In the end, I think we really DO know what a free market will do.
The "regulation method" is ineffective, discourages growth...
You say this as if it's a bad thing, but the fact of the matter is that discouraging growth should be exactly what regulation does. It's not, it wasn't designed to, but it should.
Our economy depends on growth, and the myth that growth is infinite. The fact, however, is that it's not. It can not be. There is no such thing as an infinite resource, and an economy is just an abstract representation of resources. Oil (which has in effect taken the place of gold as the backbone of the economy) is definitely not infinite. Not land. Not water. NOTHING.
Sure, there are resources that are sustainable. Land for farming is an example. Compost, rotate, etc and you can keep using that land forever. The problem is that as growth continues the land has be used harder (less time to restore the nutrients) and can no longer be sustained. You can open up more land to farm, but at some point you ARE going to run out.
Air (and to extent water) seem to be infinite, but in reality are not. The industry growth that you're so fond of can, will, and is poisoning them both and making them unusable.
Yes, by all means. Let's continuing growing so that we can keep and expand our luxurious lifestyles. Let's just keep pushing it, keep selling the idea of growth and that everyone can be rich if they just try hard enough, until everything is used up and there's NOTHING left.
Who's in favor of monopolies? Certainly not me. It's strange that you're twisting what I'm saying into that. Or maybe it's just easier to prop up strawman.
What I am saying is that our "free markets" lead to monopolies and that we must regulate them in order to prevent this. We don't regulate them enough and look what they're doing. And somehow the answer is to stop regulating them?!? Really?
Yea. Sure thing. They're already doing lots of bad stuff. Let's just remove all restrictions - I'm sure they'll behave.
So I'm to take it that the very valid concerns of corruption, which the GAO has already pointed out on numerous occasions or that we've seen in the revolving door policies that have been used to curry favor, are to be ignored?
Not at all. I don't even know how you could infer that from what I said.
Yes the corruption needs to be addressed. But we need to focus on those who are causing the corruption. Those who are corrupted are also complicit, but if we just remove any kind of restrictions we're only rewarding and encouraging those who are the cause of the problem.
Let me point out how this is wrong, and you're just talking in circles by way of analogy:
There are a group of gangs in your neighborhood that are running wild, causing mayhem and extorting money from the community.

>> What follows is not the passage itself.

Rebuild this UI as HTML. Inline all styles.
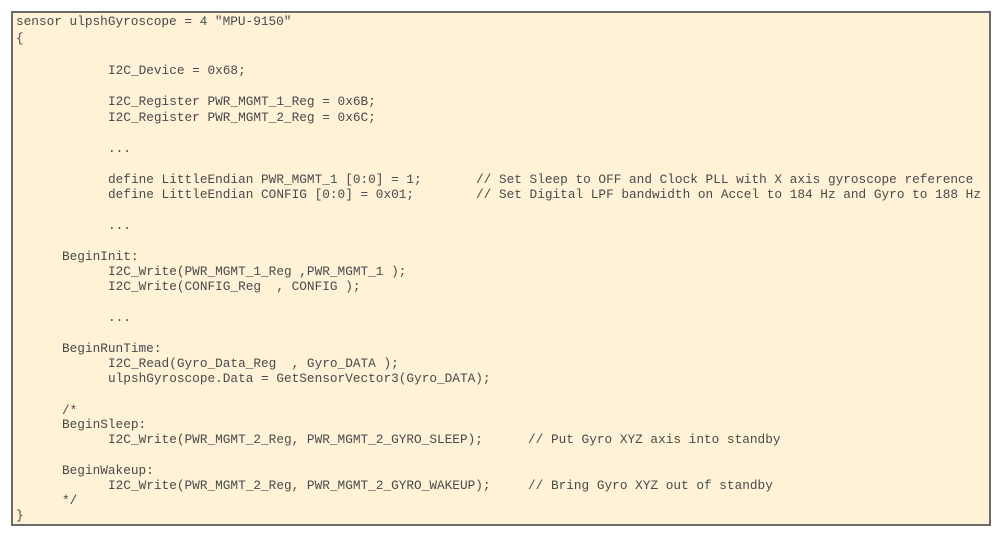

The gangs are the big Telco's in this example.
These gangs have infiltrated the local cops and by way of bribe and/or coercion have persuaded the cops to leave the gangs alone or only make token arrests with no meaningful punishment. The cops are the CRTC (or FCC in 'Merica).
And your solution is to ... get rid of the cops and/or undo the laws the gangs are violating.
I'm am SO sick of hearing this "free market will sort itself out" argument. The guys who have caused and continue to cause the problems are suddenly just going to start doing the "right thing" if we just let them alone to do what they want? Hardly.
Just because whatever agency has been less than vigilant in reigning in the abuse these giant corps dish out is NO REASON to remove the regulators/regulations. It WILL NOT WORK. They always have acted and always will act solely in their own best interest, public be damned. There's no magical "market force" that will stop them.
Free markets are driven by profit. Profit can be equated to growth. And growth will invariably lead to monopolies.